Shell scripts can also accept arguments (a fancy word for extra commands/options that you pass to the shell script), similar to any Unix command. `$1` `$2` `$3` ... refer to the first, second, third etc. arguments passed into the shell script. Create another shell script called myFirstShellScriptWithArguments.sh with the following contents:

In [None]:
#you can ignore this  line -- it checks to see if the file exists, and remove it if it does. So we don't end up writing the same information to the file multiple times. 
if [ -f myFirstShellScriptWithArguments.sh ] ; then rm myFirstShellScriptWithArguments.sh; fi

touch myFirstShellScriptWithArguments.sh
echo #!/bin/sh >> myFirstShellScriptWithArguments.sh
echo touch "$"1 >> myFirstShellScriptWithArguments.sh
echo mkdir "$"2 >> myFirstShellScriptWithArguments.sh

Once again, make the shell script executable: 

In [None]:
chmod a+x myFirstShellScriptWithArguments.sh

Now run the following:

In [None]:
./myFirstShellScriptWithArguments.sh customFileName.txt customDirectoryName
ls

This was just an example, but hopefully you can see the potential power of using scripts like these to launch complicated bioinformatics processing jobs.

### The .bashrc

Wouldn't it be nice to have everything ready to run when you log into the cluster?
To avoid having to run module load commands every time you log in, you can add these commands to a `.bashrc` file, which is a shell script located in your home directory. The `.bashrc` file contains a set of commands that get executed every time you log into the server. In this way, every time you log in, you will be all set to run all code you wish.

Note: Technically, the `~/.bashrc` file is not what's executed on login; it's `~/.bash_profile`, which in turn calls `~/.bashrc`. If your .bash_profile does not call `.bashrc`, put the line `source ~/.bashrc` in your `.bash_profile`. The difference between the two files is explained here: http://www.joshstaiger.org/archives/2005/07/bash_profile_vs.html


Your `.bashrc` is a hidden file (shown by the `.` at the beginning of its name), so it won't show up if we use `ls` to look at our home directory contents unless we add the flag `-a`.

In [None]:
ls  # no .bashrc 

In [None]:
ls -a

Your `~/.bashrc` script is automatically run each time you log in (ssh) to a machine from your terminal on a cluster like Sherlock. Because of this, it can be helpful to add commands to your `.bashrc` that are the kinds of things you want run by default every time you work on the cluster.

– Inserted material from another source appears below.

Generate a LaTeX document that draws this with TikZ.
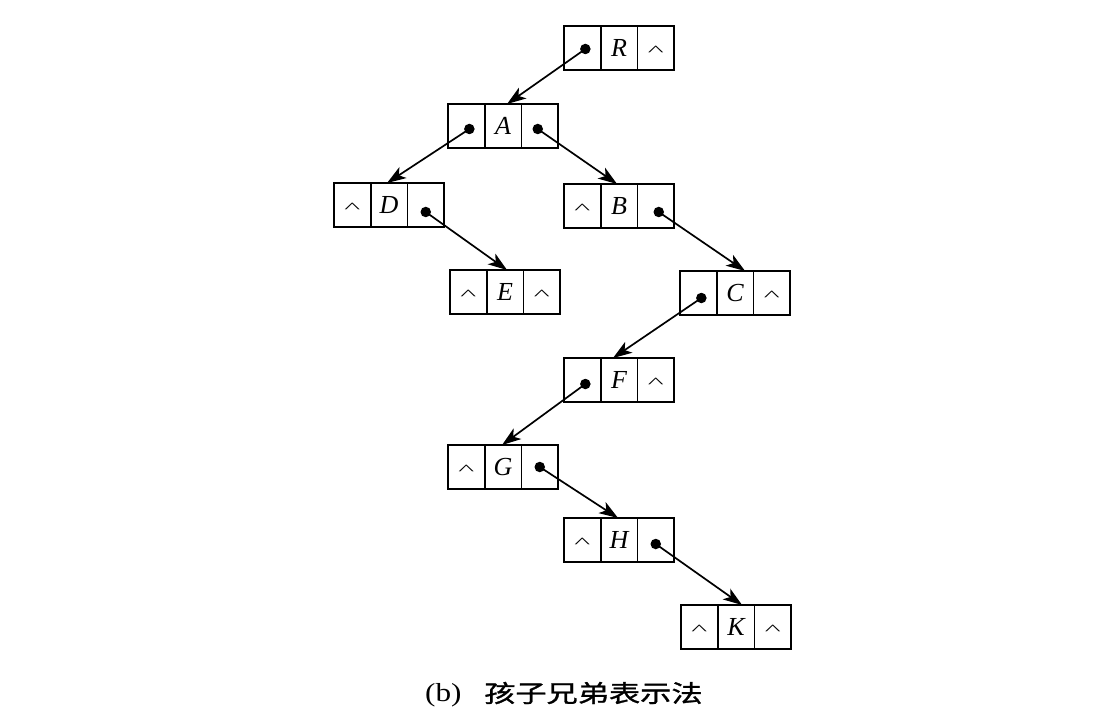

As an example, your `.bashrc` is already set up in a way that is ideal for the training camp project:

In [3]:
cat ~/.bashrc

module load bedtools/2.26.0
#shortcuts_defined:
export SUNETID="$(whoami)"
export WORK_DIR="/scratch/${SUNETID}"
export DATA_DIR="${WORK_DIR}/data"
[[ ! -d ${WORK_DIR}/data ]] && mkdir "${WORK_DIR}/data"
export SRC_DIR="${WORK_DIR}/src"
[[ ! -d ${WORK_DIR}/src ]] && mkdir -p "${WORK_DIR}/src"
export METADATA_DIR="/metadata"
export AGGREGATE_DATA_DIR="/data"
export AGGREGATE_ANALYSIS_DIR="/outputs"
export YEAST_DIR="/saccer3"
export TMP="${WORK_DIR}/tmp"
export TEMP=$TMP
export TMPDIR=$TMP
[[ ! -d ${TMP} ]] && mkdir -p "${TMP}"


You can see that the script contains a command to load the bedtools software, which we use often throughout this project, plus export commands for the variables that we commonly used and commands that create directories we needed to work in. On the terminal, you would need to enter all these commands every time you logged in to a cluster. In jupyter, you needed to run these commands at the top of every notebook. Instead, using a `.bashrc` to keep these common commands in one (runnable) place can make your life easier!